The Presedential brawl: Now that was some interesting logic. I can tell you had some fun with that one. I have to say though, you gave up on ol' Gerald too quickly. Yeah he was 61, but he had that "old-man strength" and confidence that certain old dudes carry around with them that even makes the toughest MMA fighter think twice when he sees one of these tough m.f.er's get pissed. A Big Ten center was used to smashing guys around on a daily basis and doing it while bloody and in big-time pain. And I didn't see a mention of Eisenhower. Now granted the 1900 cut off immediatley put him out the running in your logic, but he was one tough mother if any of his biographies were correct. I suspect though, he might be too much of an intellectual though and Grant probably would have taken him out before he completed his analysis of the situation.

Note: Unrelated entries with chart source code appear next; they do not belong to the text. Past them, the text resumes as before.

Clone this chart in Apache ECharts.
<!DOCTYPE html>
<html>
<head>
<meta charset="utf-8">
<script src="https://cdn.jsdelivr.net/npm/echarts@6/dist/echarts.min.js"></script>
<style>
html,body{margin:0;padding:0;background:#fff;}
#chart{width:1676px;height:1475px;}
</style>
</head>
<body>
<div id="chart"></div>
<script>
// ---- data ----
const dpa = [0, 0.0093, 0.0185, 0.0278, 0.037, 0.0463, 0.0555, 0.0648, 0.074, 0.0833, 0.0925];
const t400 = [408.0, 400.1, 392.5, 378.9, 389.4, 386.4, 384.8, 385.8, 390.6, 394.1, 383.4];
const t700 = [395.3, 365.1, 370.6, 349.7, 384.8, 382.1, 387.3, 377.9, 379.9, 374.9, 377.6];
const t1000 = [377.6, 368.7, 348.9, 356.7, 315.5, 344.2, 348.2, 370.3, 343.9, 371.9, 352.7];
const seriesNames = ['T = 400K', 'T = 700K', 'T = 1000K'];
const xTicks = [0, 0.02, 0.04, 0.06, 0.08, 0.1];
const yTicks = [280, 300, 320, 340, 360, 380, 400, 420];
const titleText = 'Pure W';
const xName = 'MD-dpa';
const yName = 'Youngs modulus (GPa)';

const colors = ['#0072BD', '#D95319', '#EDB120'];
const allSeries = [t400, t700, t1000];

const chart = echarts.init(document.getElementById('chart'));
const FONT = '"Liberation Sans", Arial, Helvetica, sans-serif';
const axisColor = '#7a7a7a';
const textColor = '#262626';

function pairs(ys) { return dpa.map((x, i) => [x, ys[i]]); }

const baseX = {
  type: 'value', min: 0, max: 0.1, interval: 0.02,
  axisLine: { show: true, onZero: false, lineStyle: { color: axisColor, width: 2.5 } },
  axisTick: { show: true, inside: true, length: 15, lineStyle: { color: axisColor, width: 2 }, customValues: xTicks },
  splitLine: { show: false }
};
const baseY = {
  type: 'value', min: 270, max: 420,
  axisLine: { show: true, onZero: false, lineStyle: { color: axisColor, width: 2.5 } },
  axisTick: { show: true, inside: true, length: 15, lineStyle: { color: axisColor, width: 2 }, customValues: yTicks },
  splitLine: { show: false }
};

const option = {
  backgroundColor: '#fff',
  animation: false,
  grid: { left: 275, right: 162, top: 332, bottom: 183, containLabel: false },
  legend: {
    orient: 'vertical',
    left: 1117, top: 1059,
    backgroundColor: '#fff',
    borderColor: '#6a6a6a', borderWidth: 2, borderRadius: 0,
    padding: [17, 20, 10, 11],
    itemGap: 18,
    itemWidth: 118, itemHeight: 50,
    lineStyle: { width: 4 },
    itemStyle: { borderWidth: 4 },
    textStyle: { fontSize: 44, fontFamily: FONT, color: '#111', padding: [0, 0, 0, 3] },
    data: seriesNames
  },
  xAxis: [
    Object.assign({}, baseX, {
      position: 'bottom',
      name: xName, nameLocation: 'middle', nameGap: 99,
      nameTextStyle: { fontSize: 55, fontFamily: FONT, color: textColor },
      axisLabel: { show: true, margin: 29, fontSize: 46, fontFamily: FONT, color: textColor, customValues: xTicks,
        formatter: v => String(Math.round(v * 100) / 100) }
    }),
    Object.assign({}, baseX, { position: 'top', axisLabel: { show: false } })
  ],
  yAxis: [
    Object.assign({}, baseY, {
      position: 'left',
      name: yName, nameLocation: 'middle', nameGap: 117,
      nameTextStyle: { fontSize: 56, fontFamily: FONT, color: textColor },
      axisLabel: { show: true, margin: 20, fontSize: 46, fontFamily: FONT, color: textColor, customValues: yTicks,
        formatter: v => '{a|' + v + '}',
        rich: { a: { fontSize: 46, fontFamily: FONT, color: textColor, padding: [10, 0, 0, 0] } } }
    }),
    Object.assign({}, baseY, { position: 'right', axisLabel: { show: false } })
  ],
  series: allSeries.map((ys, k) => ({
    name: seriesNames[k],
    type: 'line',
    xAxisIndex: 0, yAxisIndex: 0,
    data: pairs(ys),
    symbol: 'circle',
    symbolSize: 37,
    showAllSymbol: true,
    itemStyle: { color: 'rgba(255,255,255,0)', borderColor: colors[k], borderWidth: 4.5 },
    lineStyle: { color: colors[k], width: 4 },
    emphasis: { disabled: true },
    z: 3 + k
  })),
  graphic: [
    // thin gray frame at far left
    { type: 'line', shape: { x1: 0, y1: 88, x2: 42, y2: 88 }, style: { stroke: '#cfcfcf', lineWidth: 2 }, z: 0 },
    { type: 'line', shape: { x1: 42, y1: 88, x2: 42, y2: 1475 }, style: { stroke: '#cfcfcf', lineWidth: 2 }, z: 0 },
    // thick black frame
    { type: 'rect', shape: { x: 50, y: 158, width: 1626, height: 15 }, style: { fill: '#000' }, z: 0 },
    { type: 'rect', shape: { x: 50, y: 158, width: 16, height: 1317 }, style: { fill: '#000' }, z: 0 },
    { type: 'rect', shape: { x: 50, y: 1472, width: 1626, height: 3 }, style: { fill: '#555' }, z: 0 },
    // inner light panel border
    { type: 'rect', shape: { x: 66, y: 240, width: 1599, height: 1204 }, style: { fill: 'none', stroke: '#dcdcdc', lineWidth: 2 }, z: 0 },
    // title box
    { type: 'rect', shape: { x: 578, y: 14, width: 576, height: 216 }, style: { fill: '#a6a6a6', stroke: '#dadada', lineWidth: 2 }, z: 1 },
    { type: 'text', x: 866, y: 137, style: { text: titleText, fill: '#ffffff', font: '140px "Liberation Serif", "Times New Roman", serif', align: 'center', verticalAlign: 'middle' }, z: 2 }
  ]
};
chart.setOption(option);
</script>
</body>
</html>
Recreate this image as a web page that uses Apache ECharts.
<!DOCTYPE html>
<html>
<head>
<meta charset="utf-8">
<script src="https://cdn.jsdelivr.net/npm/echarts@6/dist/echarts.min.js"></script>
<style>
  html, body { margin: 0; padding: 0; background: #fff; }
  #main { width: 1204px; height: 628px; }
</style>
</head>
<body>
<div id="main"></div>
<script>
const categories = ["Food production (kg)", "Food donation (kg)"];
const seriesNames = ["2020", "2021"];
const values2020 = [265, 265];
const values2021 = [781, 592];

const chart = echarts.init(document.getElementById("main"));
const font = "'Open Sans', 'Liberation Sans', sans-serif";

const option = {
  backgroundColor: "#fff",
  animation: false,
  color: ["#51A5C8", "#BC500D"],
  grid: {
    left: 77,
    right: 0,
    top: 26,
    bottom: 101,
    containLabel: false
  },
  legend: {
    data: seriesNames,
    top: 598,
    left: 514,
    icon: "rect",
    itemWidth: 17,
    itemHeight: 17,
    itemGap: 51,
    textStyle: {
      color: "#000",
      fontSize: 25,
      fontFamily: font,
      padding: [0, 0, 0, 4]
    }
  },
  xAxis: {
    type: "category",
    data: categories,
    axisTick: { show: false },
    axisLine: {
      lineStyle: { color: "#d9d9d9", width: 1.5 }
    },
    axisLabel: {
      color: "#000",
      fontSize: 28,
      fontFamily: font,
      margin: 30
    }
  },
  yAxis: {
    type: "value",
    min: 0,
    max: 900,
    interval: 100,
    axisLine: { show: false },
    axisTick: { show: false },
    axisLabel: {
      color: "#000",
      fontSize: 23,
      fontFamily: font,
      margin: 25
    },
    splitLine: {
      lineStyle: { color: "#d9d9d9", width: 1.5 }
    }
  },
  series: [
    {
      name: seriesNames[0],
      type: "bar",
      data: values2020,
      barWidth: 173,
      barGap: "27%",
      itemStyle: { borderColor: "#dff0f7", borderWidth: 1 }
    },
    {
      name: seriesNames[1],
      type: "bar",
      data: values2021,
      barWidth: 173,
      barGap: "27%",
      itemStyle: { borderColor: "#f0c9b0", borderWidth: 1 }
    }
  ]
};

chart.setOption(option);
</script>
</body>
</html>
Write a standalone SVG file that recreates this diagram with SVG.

Going with a guy as the winner who was a leader and survivor of the toughest and most brutal war the US has ever endured was a wise choice. Those poor bastards endured the worst of conditions and every illness under the sun and still got up the next moring to hike 15 miles wearing bug infested wool clothes in the summer heat of Virginia and then building a make-shift bridge to cross a river while also digging a half a mile of trench for protection only to then enter a three day battle 30 minutes later. Not only doing that for several years but figuring out how to lead men to do it consistently for many, many months through many states and fighting next to their side definitely gives the dude a leg-up in my book. Good choice.